In Southeast Asia, Ortbals said family connections were crucial in politics and thus made women qualified leaders. In Latin America, the concept of ‘madres’ as nurturing gave women the credibility to take care of countries in political power.
“Women in the public eye have to balance their public persona with also their private identity, and they’re going to be judged for whether they have the public leadership skills and also going to be judged on their femininity,” Ortbals said.
It is important to have both male and female perspectives in decision-making rooms without tokenizing women. When women are underrepresented, they will take on the behaviors and priorities of men, Rizkallah said regarding diplomacy. Diverse points of view come from women being comfortable to be themselves, which comes from having more women in the room.
Cultural roles and ties
Junior psychology major Samirah Alam’s family is from Bangladesh, where women are taught to be sensitive and humble because of their expected role as mothers.
“When I think about my culture and my religion, all I can think about is all the restrictions I get as a woman,” Alam said. “But the nurturing side is what I really like — to be soft-minded and soft-spoken and to be peaceful — because those are the characteristics of women. But I feel like that should be characteristics of everyone.”
Alam’s grandmother was married off at 8 years old. Her mom got married later, at 28. Alam’s mother did not have her own career and became dependent on her husband. She was a woman, and she was expected to be a wife.
“She wanted to fulfill some of her dreams through me because I feel like she did really want to have a career and make a name for herself,” Alam said.
Alam said she has struggled to honor her religion when it conflicts with her own values. She was taught to wear modest clothing rather than show off to men, but she wants to wear something for herself.
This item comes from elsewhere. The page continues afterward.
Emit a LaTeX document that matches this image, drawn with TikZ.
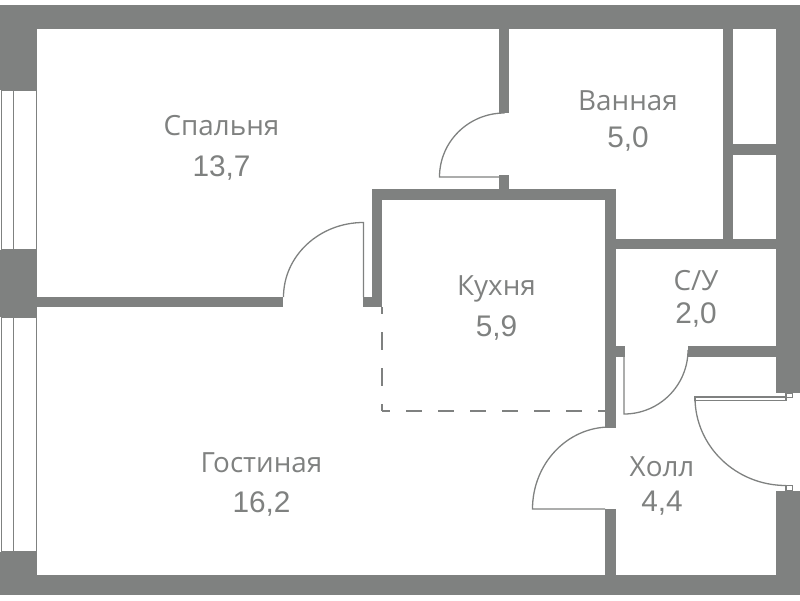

“I still think I’m a good person, but I feel like Islam ties how you dress to your character, and I just don’t really believe in that,” Alam said.
Some view the wearing of the hijab and veiling of Muslim women as oppressive, causing controversy. Rizkallah said choosing the veil can empower women to make a decision for themselves and prevent their appearance from determining their worth.
“Political representation, economic opportunities, legal and illegal equality gets obscured when we just focus on this piece of cloth and that it makes women from the region distinctive or that it marks them in some way,” Rizkallah said. “I would just encourage people to look past that.”